- [Task details]
Below are entries. Pull out all lines containing "Python".

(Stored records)
◆ ◆ ◆
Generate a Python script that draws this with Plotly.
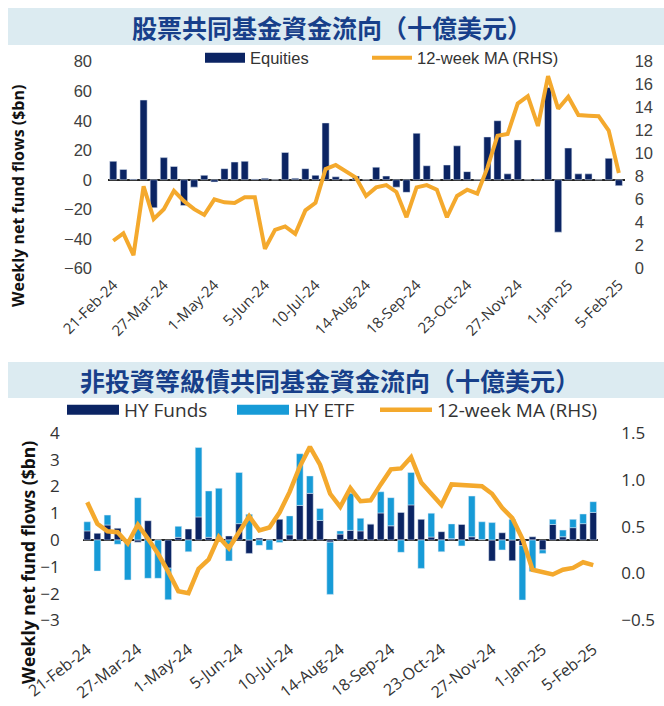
import pandas as pd
import plotly.graph_objects as go

# ---------------- data ----------------
weeks = [d.strftime("%-d-%b-%y") for d in pd.date_range("2024-02-21", periods=51, freq="7D")]
tick_labels = ["21-Feb-24", "27-Mar-24", "1-May-24", "5-Jun-24", "10-Jul-24", "14-Aug-24",
               "18-Sep-24", "23-Oct-24", "27-Nov-24", "1-Jan-25", "5-Feb-25"]

equities = [12.5, 7, 0.5, 54, -19, 15, 9, -17.5, -5, 3,
            -1.5, 7.5, 12, 12.5, 0.5, 1, 0, 18.5, 1, 7.5,
            3, 38.5, 2, 0, 2.5, 0, 8.5, 2.5, -5, -8.5,
            31.5, 9.5, 0, 10, 23, 5.5, 0, 29, 40, 4,
            27, 0, 0.5, 62.5, -35.5, 21.5, 4, 4, 0, 14.5, -4]
equities_ma = [2.4, 3.05, 1.15, 7.15, 4.3, 5.15, 6.75, 5.85, 5.15, 4.65,
               6.0, 5.75, 5.7, 6.2, 6.2, 1.7, 3.35, 3.65, 3.0, 5.05,
               5.7, 8.65, 9.0, 8.4, 7.9, 6.3, 7.05, 7.25, 6.65, 4.45,
               7.05, 7.25, 6.85, 4.45, 6.3, 6.85, 6.5, 8.75, 11.55, 11.7,
               14.35, 15.0, 12.4, 16.75, 13.9, 14.95, 13.35, 13.3, 13.25, 12.0, 8.3]

hy_funds = [0.34, 0.25, 0.56, 0.44, 0.02, -0.08, 0.72, 0.0, -1.05, 0.1,
            0.41, 0.86, 0.1, 0.05, 0.15, 0.61, -0.5, 0.07, 0.0, 0.77,
            0.19, 1.29, 1.74, 0.73, -0.08, 0.22, 0.36, 0.34, 0.6, 1.01,
            0.53, 1.03, 1.31, 0.77, 0.11, 0.31, 0.05, 0.58, 0.12, 0.02,
            -0.78, 0.27, -0.77, -0.21, 0.12, -0.37, 0.58, 0.12, 0.46, 0.61, 1.03]
hy_etf = [0.34, -1.16, 0.37, -0.16, -1.49, 1.58, -1.43, -1.43, -1.18, 0.41,
          -0.44, 2.59, 1.73, 1.88, -0.78, 1.91, 0.96, -0.2, -0.37, -0.09,
          0.71, 1.93, 0.65, 0.45, -1.95, 0.12, 1.38, 0.47, 0.0, 0.79,
          1.05, -0.46, 1.21, -1.06, 0.89, -0.44, 0.55, -0.22, 1.52, 0.66,
          0.65, -0.37, 0.77, -2.03, -1.18, -0.13, 0.19, 0.25, 0.31, 0.36, 0.4]
hy_ma = [0.76, 0.53, 0.45, 0.44, 0.32, 0.52, 0.37, 0.21, 0.02, -0.19,
         -0.21, 0.05, 0.15, 0.39, 0.27, 0.44, 0.61, 0.46, 0.49, 0.65,
         0.87, 1.14, 1.35, 1.16, 0.85, 0.71, 0.91, 0.77, 0.78, 0.95,
         1.11, 1.12, 1.24, 0.97, 0.85, 0.73, 0.95, 0.94, 0.94, 0.93,
         0.85, 0.70, 0.59, 0.37, 0.04, 0.02, -0.01, 0.04, 0.06, 0.12, 0.09]

# ---------------- styles ----------------
NAVY = "#0b2463"
LIGHT = "#179bd7"
ORANGE = "#f4a92d"
TITLE_C = "#173f8a"
BANNER = "#dcebf1"
NARROW = "Liberation Sans Narrow, Liberation Sans, Arial, sans-serif"
SANS = "Open Sans, Noto Sans, sans-serif"
CJK = "Noto Sans CJK TC, Noto Sans CJK SC, sans-serif"
H, W = 706, 664

def py(px):
    return 1 - px / H

fig = go.Figure()

# top chart
fig.add_trace(go.Bar(x=weeks, y=equities, marker_color=NAVY, width=0.7,
                     name="Equities", showlegend=False, xaxis="x", yaxis="y"))
fig.add_trace(go.Scatter(x=[None], y=[None], mode="lines", line=dict(color=NAVY, width=10),
                         name="Equities", legend="legend", xaxis="x", yaxis="y"))
fig.add_trace(go.Scatter(x=weeks, y=equities_ma, mode="lines", line=dict(color=ORANGE, width=4),
                         name="12-week MA (RHS)", legend="legend2", xaxis="x", yaxis="y2"))

# bottom chart
fig.add_trace(go.Bar(x=weeks, y=hy_funds, marker_color=NAVY, width=0.66,
                     name="HY Funds", showlegend=False, xaxis="x2", yaxis="y3"))
fig.add_trace(go.Bar(x=weeks, y=hy_etf, marker_color=LIGHT, width=0.66,
                     name="HY ETF", showlegend=False, xaxis="x2", yaxis="y3"))
fig.add_trace(go.Scatter(x=[None], y=[None], mode="lines", line=dict(color=NAVY, width=10),
                         name="HY Funds", legend="legend3", xaxis="x2", yaxis="y3"))
fig.add_trace(go.Scatter(x=[None], y=[None], mode="lines", line=dict(color=LIGHT, width=10),
                         name="HY ETF", legend="legend4", xaxis="x2", yaxis="y3"))
fig.add_trace(go.Scatter(x=weeks, y=hy_ma, mode="lines", line=dict(color=ORANGE, width=4.5),
                         name="12-week MA (RHS)", legend="legend5", xaxis="x2", yaxis="y4"))

common_y = dict(showgrid=False, showline=False, ticks="", fixedrange=True, automargin=False)

def leg(xpx, ypx, font, iw):
    return dict(orientation="h", x=xpx / W, y=py(ypx), xanchor="left", yanchor="middle",
                font=font, bgcolor="rgba(0,0,0,0)", itemwidth=iw)

top_leg_font = dict(family=NARROW, size=16.5, color="#333")
bot_leg_font = dict(family=SANS, size=19, color="#333")

fig.update_layout(
    width=W, height=H, autosize=False,
    margin=dict(l=0, r=0, t=0, b=0, pad=0, autoexpand=False),
    paper_bgcolor="white", plot_bgcolor="white",
    barmode="relative", bargap=0.3,
    xaxis=dict(domain=[108 / W, 624.7 / W], anchor="y", type="category", automargin=False,
               range=[-0.52, 50.58], tickvals=weeks[::5], ticktext=tick_labels,
               tickangle=-45, tickfont=dict(family=SANS, size=15, color="#333"),
               showgrid=False, showline=False, ticks="", ticklabelstandoff=4, fixedrange=True),
    yaxis=dict(domain=[py(268.3), py(61.7)], range=[-60, 80], tickvals=list(range(-60, 81, 20)),
               zeroline=True, zerolinecolor="#222", zerolinewidth=1.5,
               tickfont=dict(family=NARROW, size=16.5, color="#404040"), ticklabelstandoff=15, **common_y),
    yaxis2=dict(overlaying="y", side="right", anchor="x", range=[0, 18], tickvals=list(range(0, 19, 2)),
                zeroline=False, tickfont=dict(family=NARROW, size=16.5, color="#404040"),
                ticklabelstandoff=9, **common_y),
    xaxis2=dict(domain=[82.7 / W, 598.3 / W], anchor="y3", type="category", automargin=False,
                range=[-0.45, 50.5], tickvals=weeks[::5], ticktext=tick_labels,
                tickangle=-38, tickfont=dict(family=SANS, size=16, color="#333"),
                showgrid=False, showline=False, ticks="", ticklabelstandoff=16, fixedrange=True),
    yaxis3=dict(domain=[py(620.4), py(432.8)], anchor="x2", range=[-3, 4], tickvals=list(range(-3, 5)),
                zeroline=True, zerolinecolor="#222", zerolinewidth=1.5,
                tickfont=dict(family=SANS, size=17, color="#333"), ticklabelstandoff=22, **common_y),
    yaxis4=dict(overlaying="y3", side="right", anchor="x2", range=[-0.5, 1.5],
                tickvals=[-0.5, 0, 0.5, 1.0, 1.5], tickformat=".1f", zeroline=False,
                tickfont=dict(family=SANS, size=17, color="#333"), ticklabelstandoff=22, **common_y),
    legend=leg(200, 58, top_leg_font, 40),
    legend2=leg(367, 58, top_leg_font, 40),
    legend3=leg(62, 410, bot_leg_font, 52),
    legend4=leg(232, 410, bot_leg_font, 52),
    legend5=leg(375, 410, bot_leg_font, 52),
    shapes=[
        dict(type="rect", xref="paper", yref="paper", x0=8 / W, x1=1, y0=py(45), y1=py(8),
             fillcolor=BANNER, line=dict(width=0), layer="below"),
        dict(type="rect", xref="paper", yref="paper", x0=8 / W, x1=1, y0=py(398), y1=py(362),
             fillcolor=BANNER, line=dict(width=0), layer="below"),
    ],
    annotations=[
        dict(text="<b>股票共同基金資金流向（十億美元）</b>", xref="paper", yref="paper",
             x=0.5, y=py(26.5), xanchor="center", yanchor="middle", showarrow=False,
             font=dict(family=CJK, size=25, color=TITLE_C)),
        dict(text="<b>非投資等級債共同基金資金流向（十億美元）</b>", xref="paper", yref="paper",
             x=0.497, y=py(380), xanchor="center", yanchor="middle", showarrow=False,
             font=dict(family=CJK, size=25, color=TITLE_C)),
        dict(text="<b>Weekly net fund flows ($bn)</b>", xref="paper", yref="paper",
             x=18 / W, y=py(196), xanchor="center", yanchor="middle", textangle=-90, showarrow=False,
             font=dict(family=SANS, size=16, color="#111")),
        dict(text="<b>Weekly net fund flows ($bn)</b>", xref="paper", yref="paper",
             x=28 / W, y=py(563), xanchor="center", yanchor="middle", textangle=-90, showarrow=False,
             font=dict(family=SANS, size=17.5, color="#111")),
    ],
)

fig.write_html("out.html", config={"displayModeBar": False},
               post_script="document.body.style.margin='0';")
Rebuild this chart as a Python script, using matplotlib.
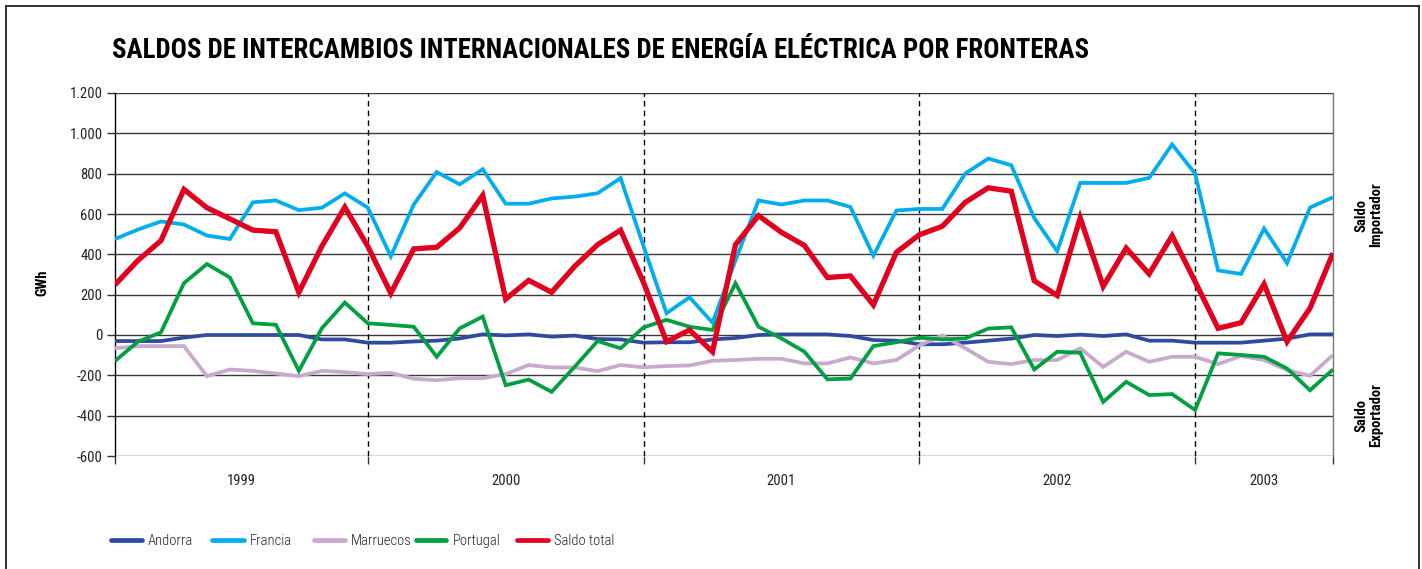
◆ ◆ ◆
- [Full output]
Generate a Python script that draws this with Plotly.
Rebuild this chart as a Python script, using matplotlib.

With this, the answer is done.